Como o Pai Fabiano de Oxalá já demonstrou em
sua página no Facebook (com base no livro de Martins,
1972) o termo cabinda para se referir a uma região
na África não é uma denominação
surgida no século XIX, muito menos no século
XX. Longe, disso, já era utilizada desde o século
XVIII (em 1783/4 foi construída a fortaleza portuguesa
de Santa Maria de Cabinda, no antigo porto de Tchioua, no
Ngoio, conforme pesquisa de Müller, p. 87)
O fato da atual província de Cabinda, em Angola, ter
sido formalmente denominada por este nome apenas em 1956 não
é suficiente para supor que antes disso o termo não
fosse utilizado na África e nas Américas como
denominação de um grupo cultural, como uma região
na África ou recorte político-cultural. E insistir
neste raciocínio, descartando a possibilidade de nossa
ancestralidade batuqueira possa ter - ainda que hipoteticamente
- de alguma forma bebido da herança da cultura banto
(ou do grupo étnico dos cabindas) é, no mínimo,
superficial.
Supor ainda que a cultura afro-brasileira teria se formado
independentemente da existência dos povos oriundos da
região de Cabinda, como afirmado por Erick Wolf no
resumo de seu artigo lançado em fevereiro de 2022 (Revista
Olorum, n. 89) não encontra embasamento nenhum na historiografia
sobre a formação do Brasil, país que
recebeu mais de 4 milhões de africanos escravizados,
muitos deles chamados de cabindas.
Obras consultadas:
BERUTE, Gabriel Santos.
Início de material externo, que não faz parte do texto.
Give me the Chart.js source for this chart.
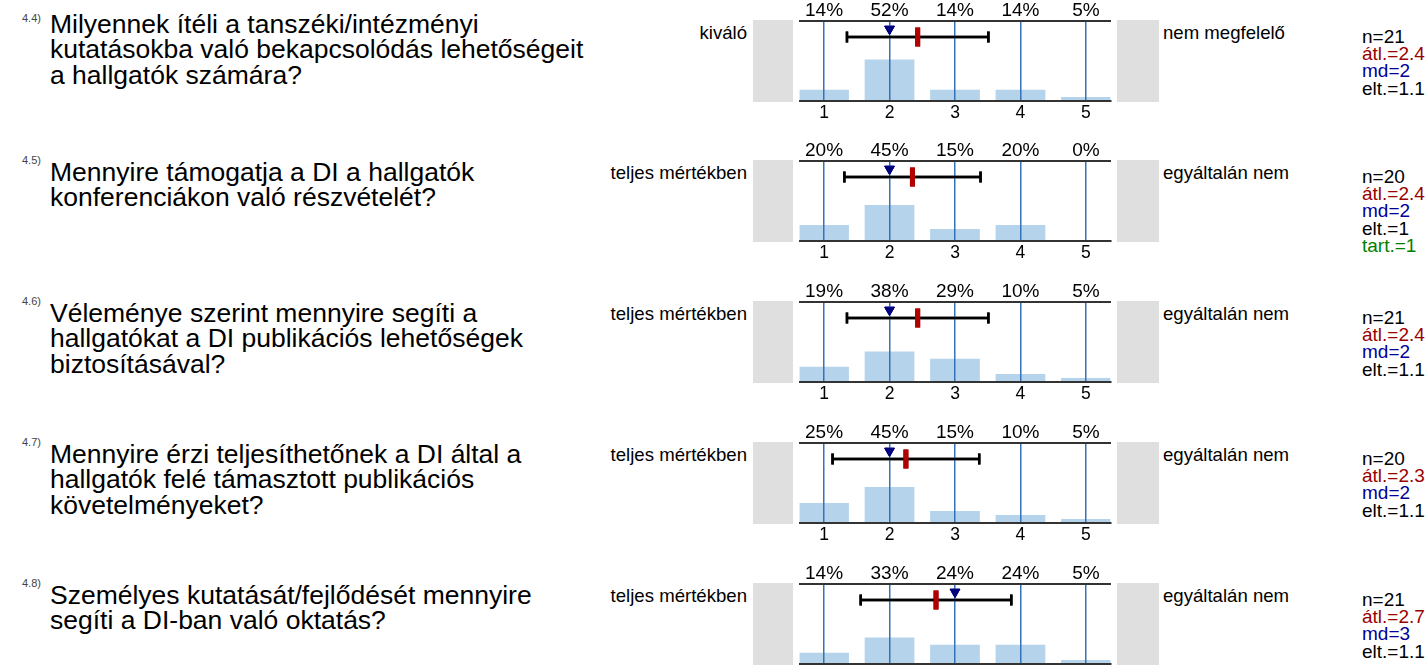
<!DOCTYPE html>
<html>
<head>
<meta charset="utf-8">
<title>DI kérdőív 4.4–4.8</title>
<script src="https://cdn.jsdelivr.net/npm/chart.js@4"></script>
<style>
  html, body { margin: 0; padding: 0; background: #fff; }
  body { position: relative; width: 1426px; height: 666px; overflow: hidden;
         font-family: "Liberation Sans", Arial, sans-serif; color: #000; }
  .abs { position: absolute; white-space: nowrap; }
  .code { font-size: 11px; line-height: 11px; color: #444; left: 22px; }
  .question { font-size: 26.5px; line-height: 25.5px; left: 50px; }
  .scale { font-size: 18.6px; line-height: 20px; }
  .stats { font-size: 19px; line-height: 17.2px; left: 1362px; }
  .box { position: absolute; background: #dfdfdf; }
  canvas { position: absolute; }
</style>
</head>
<body>
<script>
// answer options on the 1..5 scale
const categories = [1, 2, 3, 4, 5]

const codes = ['4.4)', '4.5)', '4.6)', '4.7)', '4.8)']
const questions = [
  ['Milyennek ítéli a tanszéki/intézményi', 'kutatásokba való bekapcsolódás lehetőségeit', 'a hallgatók számára?'],
  ['Mennyire támogatja a DI a hallgatók', 'konferenciákon való részvételét?'],
  ['Véleménye szerint mennyire segíti a', 'hallgatókat a DI publikációs lehetőségek', 'biztosításával?'],
  ['Mennyire érzi teljesíthetőnek a DI által a', 'hallgatók felé támasztott publikációs', 'követelményeket?'],
  ['Személyes kutatását/fejlődését mennyire', 'segíti a DI-ban való oktatás?']
]
const leftLabels = ['kiváló', 'teljes mértékben', 'teljes mértékben', 'teljes mértékben', 'teljes mértékben']
const rightLabels = ['nem megfelelő', 'egyáltalán nem', 'egyáltalán nem', 'egyáltalán nem', 'egyáltalán nem']

// share of answers per option, %
const percents = [
  [14, 52, 14, 14, 5],
  [20, 45, 15, 20, 0],
  [19, 38, 29, 10, 5],
  [25, 45, 15, 10, 5],
  [14, 33, 24, 24, 5]
]
// mean marker and whisker (mean ± sd), median triangle
const means = [2.43, 2.35, 2.43, 2.25, 2.71]
const sds = [1.08, 1.04, 1.08, 1.12, 1.15]
const medians = [2, 2, 2, 2, 3]

// stats column
const ns = [21, 20, 21, 20, 21]
const meanTexts = ['2.4', '2.4', '2.4', '2.3', '2.7']
const sdTexts = ['1.1', '1', '1.1', '1.1', '1.1']
const abstain = [null, 1, null, null, null]

// layout
const firstTop = 20.7
const panelStep = 140.75
const plotH = 80
const topAxisH = 24
const bottomAxisH = 26
const canvasLeft = 785
const canvasW = 340
const whiskerLevel = 80
const medianLevel = 90
const questionShift = [-9.5, -1.5, -1.5, -1.5, -1.5]

Chart.defaults.font.family = '"Liberation Sans", Arial, sans-serif'
Chart.defaults.color = '#000'

function addDiv(cls, html, css) {
  const d = document.createElement('div')
  d.className = cls
  d.innerHTML = html
  Object.assign(d.style, css)
  document.body.appendChild(d)
  return d
}

// draws the whisker + markers again so they sit above the blue grid lines
const overlay = {
  id: 'overlay',
  afterDraw(chart) {
    for (let k = chart.data.datasets.length - 1; k >= 0; k--) {
      if (chart.data.datasets[k].type === 'line') chart.getDatasetMeta(k).controller.draw()
    }
  }
}

percents.forEach((pct, i) => {
  const top = Math.round(firstTop + i * panelStep)

  addDiv('abs code', codes[i], { top: (top - 6.5 + (i === 0 ? -2 : 0)) + 'px' })
  addDiv('abs question', questions[i].join('<br>'), { top: (top + questionShift[i]) + 'px' })
  addDiv('abs scale', leftLabels[i], { top: (top + 1.5) + 'px', right: (1426 - 747) + 'px', textAlign: 'right' })
  addDiv('abs scale', rightLabels[i], { top: (top + 1.5) + 'px', left: '1163px' })

  let stats = 'n=' + ns[i] +
    '<br><span style="color:#990000">átl.=' + meanTexts[i] + '</span>' +
    '<br><span style="color:#000099">md=' + medians[i] + '</span>' +
    '<br>elt.=' + sdTexts[i]
  if (abstain[i] !== null) stats += '<br><span style="color:#008000">tart.=' + abstain[i] + '</span>'
  addDiv('abs stats', stats, { top: (top + 7) + 'px' })

  addDiv('box', '', { left: '753px', width: '40px', top: (top - 1) + 'px', height: (plotH + 2) + 'px' })
  addDiv('box', '', { left: '1117px', width: '42px', top: (top - 1) + 'px', height: (plotH + 2) + 'px' })

  const canvas = document.createElement('canvas')
  canvas.width = canvasW
  canvas.height = topAxisH + plotH + bottomAxisH
  canvas.style.left = canvasLeft + 'px'
  canvas.style.top = (top - topAxisH) + 'px'
  document.body.appendChild(canvas)

  const setTicks = s => { s.ticks = categories.map(v => ({ value: v })) }

  new Chart(canvas, {
    type: 'bar',
    data: {
      datasets: [
        {
          type: 'line',
          data: [{ x: medians[i], y: medianLevel }],
          showLine: false,
          pointStyle: 'triangle',
          pointRotation: 180,
          pointRadius: 5.6,
          pointBackgroundColor: '#00007f',
          pointBorderColor: '#00007f',
          pointBorderWidth: 1
        },
        {
          type: 'line',
          data: [{ x: means[i], y: whiskerLevel }],
          showLine: false,
          pointStyle: 'line',
          pointRotation: 90,
          pointRadius: 9.5,
          pointBorderWidth: 5,
          pointBorderColor: '#b00000'
        },
        {
          type: 'line',
          data: [{ x: means[i] - sds[i], y: whiskerLevel }, { x: means[i] + sds[i], y: whiskerLevel }],
          borderColor: '#000',
          borderWidth: 2.5,
          pointStyle: 'line',
          pointRotation: 90,
          pointRadius: 5.5,
          pointBorderWidth: 2.5,
          pointBorderColor: '#000'
        },
        {
          type: 'bar',
          data: categories.map((c, j) => ({ x: c, y: pct[j] })),
          backgroundColor: '#b5d4ec',
          barPercentage: 0.76,
          categoryPercentage: 1
        }
      ]
    },
    options: {
      responsive: false,
      animation: false,
      events: [],
      layout: { padding: { left: 10, right: 10, top: 0, bottom: 0 } },
      plugins: { legend: { display: false }, tooltip: { enabled: false } },
      scales: {
        x: {
          type: 'linear',
          position: 'bottom',
          min: 0.625,
          max: 5.375,
          offset: false,
          afterBuildTicks: setTicks,
          afterFit: s => { s.height = bottomAxisH },
          grid: { color: '#3573b8', lineWidth: 1.5, drawTicks: false, offset: false, z: 1 },
          border: { color: '#333', width: 2, z: 1 },
          ticks: { font: { size: 17.5 }, padding: 1.5 }
        },
        xTop: {
          type: 'linear',
          position: 'top',
          min: 0.625,
          max: 5.375,
          offset: false,
          afterBuildTicks: setTicks,
          afterFit: s => { s.height = topAxisH },
          grid: { display: false, drawTicks: false },
          border: { color: '#333', width: 2, z: 1 },
          ticks: { font: { size: 19 }, padding: -1, callback: v => pct[v - 1] + '%' }
        },
        y: { display: false, min: 0, max: 100 }
      }
    },
    plugins: [overlay]
  })
})
</script>
</body>
</html>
Dos escravos que partem para os portos
do sul: características do tráfico negreiro
do Rio Grande de São Pedro do Sul, c. 1790- c. 1825.
Dissertação (Mestrado em História) Porto
Alegre: UFRGS, 2006.
MARTINS, Joaquim. Cabindas: histórias, crenças,
usos e costumes. Comissão de Turismo da Câmara
Municipal de Cabinda. Angola, 1972.
MOREIRA, Paulo R. Staudt; TASSONI, Tatiani de Souza. Que com
seu trabalho nos sustenta: as cartas de alforria de Porto
Alegre (1748-1888). Porto Alegre: EST Edições,
2007.
MÜLLER, Paulo Ricardo. Historicidade, pós-colonialidade
e dinâmicas das tradiCòes: Etnografia e mediações
do conhecimento em Cabinda, Angola. Tese (doutorado em Antropologia
Social/UFRGS), 2015.
RUSSELL-WOOD, A. J. R. Através de um prisma africano:
uma nova abordagem ao estudo da diáspora africana no
Brasil colonial. Revista Tempo (UFRJ), vol. 6, n. 12, 2001.